Where would you hear that in any pulpit in America today. Instead what we get is the necessity to obey even in the face of earthly princes who are rising up against God.
“The nature of wicked princes is much like to warthogs, which if they be suffered to have their snouts in the ground, and be not forthwith expelled, will suddenly have their snouts in all the body; So they if they be obeyed in any evil thing be it ever so little will be obeyed in all at length.”
John Ponet
Magisterial Reformer
”When therefore the supreme ruler has become a tyrant, he must be deemed by his own perjury (as against the covenant document with the people) to have freed people from their oath, and not to the contrary, when the people assert their rights against him.”
Vindiciae Contra Tyrannos
(Thought to have been written by a one or two men … both of whom were Calvinists)
“As often as the Magistrate commands anything that is repugnant EITHER to the worship which we owe unto God OR to the love which we owe unto our neighbor, we cannot yield thereunto with a safe conscience. For as often as the commandment of God and men are directly opposed one against another, this rule is to be perpetually observed; that it is better to obey GOD than men.”
Theodore Beza
Calvin’s Successor in Geneva
“Resistance to tyrannical governors was, according to (Calvinist Pierre) Viret, a legitimate act of self defense. He even endorsed the use of disinformation if the tyrant were persecuting as analogous to resisting a band of robbers. If the political leader acted like a criminal, Viret thought he should be treated like a one, and the citizens were justified in resisting him.”
The Political Ideas of Pierre Viret
Robert Dean Linder — p. 131
IV.) Now as to why God relented in giving them a King
a) A first reason God gives them a King despite it being a sinful request is that this is often the way that God deals with sinners. In Romans 1 we read repeatedly that “God turned them over.” God often punishes sin by turning people over to that sin they desire as prioritized over God.

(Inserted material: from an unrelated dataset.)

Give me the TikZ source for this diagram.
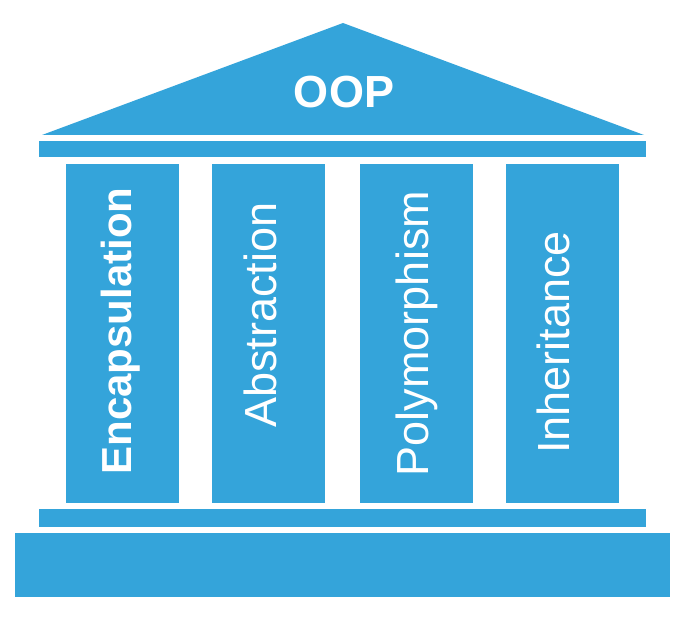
\documentclass[tikz,border=0pt]{standalone}
\usepackage{fontspec}
\setmainfont{Liberation Sans}
\usetikzlibrary{positioning}
\definecolor{oopblue}{HTML}{34A4DA}
\begin{document}
\begin{tikzpicture}[x=1pt,y=-1pt,
  blk/.style={fill=oopblue,draw=none},
  pil/.style={rectangle,fill=oopblue,draw=none,inner sep=0pt,minimum width=113pt,minimum height=339pt},
  lbl/.style={rotate=90,anchor=base,text=white,inner sep=0pt,font=\fontsize{45}{54}\selectfont}]
\useasboundingbox (0,0) rectangle (683,631);
% roof
\fill[blk] (343,23) -- (644,135) -- (42,135) -- cycle;
\node[anchor=base,text=white,inner sep=0pt,font=\fontsize{45}{54}\selectfont\bfseries] (oop) at (344,108) {OOP};
% beams and base
\fill[blk] (39,141) rectangle (646,157);
\fill[blk] (39,509) rectangle (646,527);
\fill[blk] (15,533) rectangle (670,597);
% pillars
\node[pil] (p1) at (122.5,333.5) {};
\node[pil] (p2) at (268.5,333.5) {};
\node[pil] (p3) at (416.5,333.5) {};
\node[pil] (p4) at (562.5,333.5) {};
% labels
\node[lbl,font=\fontsize{42}{50}\selectfont\bfseries] (enc) at (131,331) {Encapsulation};
\node[lbl] (abs) at (276,315) {Abstraction};
\node[lbl] (pol) at (428,333.5) {Polymorphism};
\node[lbl] (inh) at (569,342.5) {Inheritance};
\end{tikzpicture}
\end{document}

b.) As we consider a 2nd reason why God gave them a King despite the sinfulness of the request we must remember the problem here is not so much the idea of a King as the desire to have a King to be like the rest of the Nations. The sin is in their being dissatisfied with God’s Kingship not in the idea of a King in and of itself. After all, they could have asked for a King who would rule them according to God’s law word. But they didn’t. They asked instead for a King to judge them like all the nations.
Israel was supposed to be unique. It was supposed to be a nation that was a light to the Nations. It was supposed to be a theatre of God’s grace for the Nations to look to and envy. The Nations were supposed to be envious of Israel because she was ruled by God’s law. Now, Israel wants to be like the Nations around her. Here is the sin in the request for a King.
That the problem wasn’t the idea of Kingship itself we note that God had earlier made stipulation as to what Godly Kingship would look like (Dt. 17).
1.) No King allowed who did not arise from their own kin
2.) He would not be allowed horses so as to make offensive war
3.) He would not lead them back into bondage
4.) He shall not accrue to himself great hordes of gold
5.) He shall be busy attending to God’s law seeking to understand and implement it.
So even though they were rejecting God, God gives them a King determining that the role of King would be anticipatory of the coming great King Messiah. The Lord Christ would be the true King of which all previous Kings would be pale representation. The Lord Christ would be earnest for the Father’s glory. The Lord Christ would protect God’s people and lead them into safety. The Lord Christ would give Himself in order to save a people. The Lord Christ would be busy attending God’s law.
So in giving a King in the face of this rebellious request God was creating a Template that only the Lord Christ could fulfill.